In the last several states to open casinos — Ohio, Maryland and Pennsylvania — overall revenue is coming in below baseline forecasts, according to a review of state tax data. Officials blame miscalculations of spending habits and competition, but some also question how much the projected numbers reflected wishful thinking.

In October 2009, the Ohio Department of Taxation estimated that the state could generate $470 million to $643 million in annual tax revenue once four casinos were running. At the time, Ohio was considering a constitutional amendment to allow the casinos. In 2014, the total tax collected from casino revenue was $267.5 million.

The casino industry has grown exponentially over the last decade as revenue-hungry states have moved to claim business that once went across state lines to Atlantic City, New Jersey, or the tribal-owned megaresorts in Connecticut. After Nevada, Pennsylvania has emerged as the country’s No. 2 gambling marketing, overtaking Atlantic City, where four of 12 casinos closed last year.

As Massachusetts and New York prepare for a new round of casino building, they have added new levels of financial scrutiny, enlisting consulting firms to vet revenue projections. But the industry’s growth in the Northeast’s tight geography has made modeling more complex, and experts warn there are no guarantees.

“This isn’t a science,” analyst Alan Woinski said.

Projections are developed through so-called gravity models, premised on the concept that bigger casinos draw more people from farther away. They are used by developers and regulators to estimate how a property will perform based on factors including the affluence of surrounding towns.

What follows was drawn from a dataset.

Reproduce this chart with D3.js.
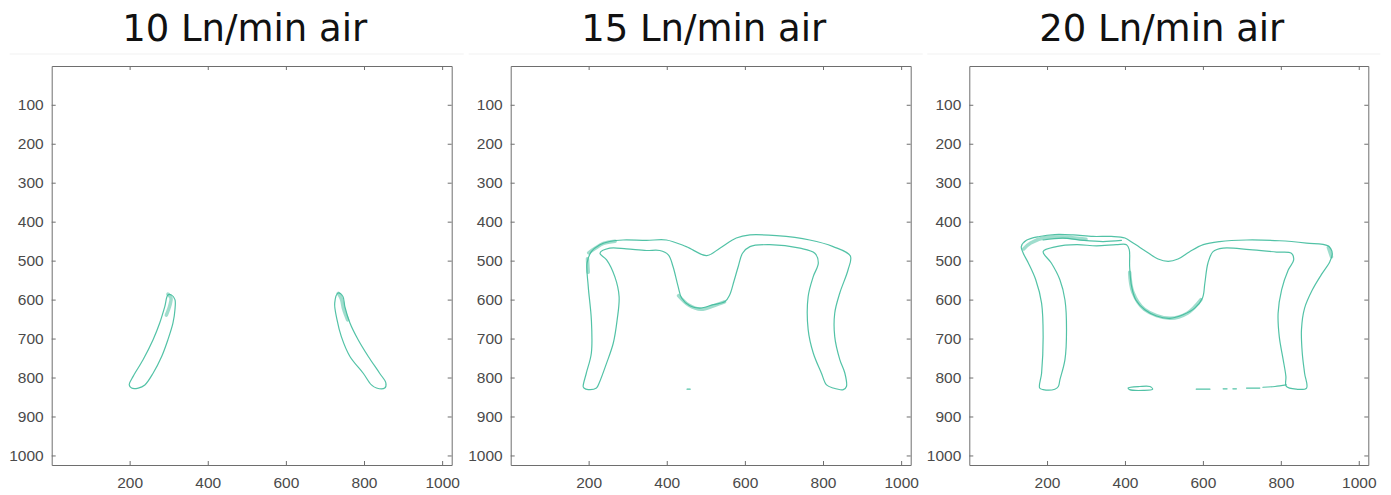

The track record shows big margins for error. With access to the same data, developers regularly come back with higher projections than regulators who run the numbers themselves, especially when companies are competing for bids. A recent study by Cummings Associates, a Massachusetts-based consulting firm, found that projections done for the same project were, on average, 20 percent apart and, in cases where the casinos were actually built, almost always were proved too high.

Casinos generally remain big moneymakers, and some projects have far exceeded predictions, but state averages have been below forecasts that set expectations for tax revenue.

One of the biggest misses came in Ohio, where the state Department of Taxation weighed in on a proposed constitutional amendment in October 2009 with an estimate that casinos would generate at least $470 million in annual tax revenue. In 2014, tax revenue from the casinos totaled $267.5 million.

“In retrospect, we were guessing,” said Mike Sobul, who was the tax department’s director of research.

Sobul said the gravity model run by Ohio officials used industry assumptions that were overly optimistic, and, more significantly, officials underestimated how the recession would affect consumer spending. Sobul, who tracks the numbers now as a financial officer for an Ohio school district, said schools that once were expected to receive more than $80 per pupil statewide in casino money are now expecting about $51 per pupil.

In Maryland, casino revenue has been hundreds of millions of dollars short of a December 2008 projection by the Department of Legislative Services.

Even in Pennsylvania, the casino boom’s success story, it took the addition of table games in 2010 to bring revenue beyond levels projected by a state task force that assumed they would offer only slot machines. Doug Harbach, a spokesman for the Pennsylvania Gaming Control Board, said the projections were not badly inflated.

“You have to take into account that the market in surrounding states now has much more competition,” he said.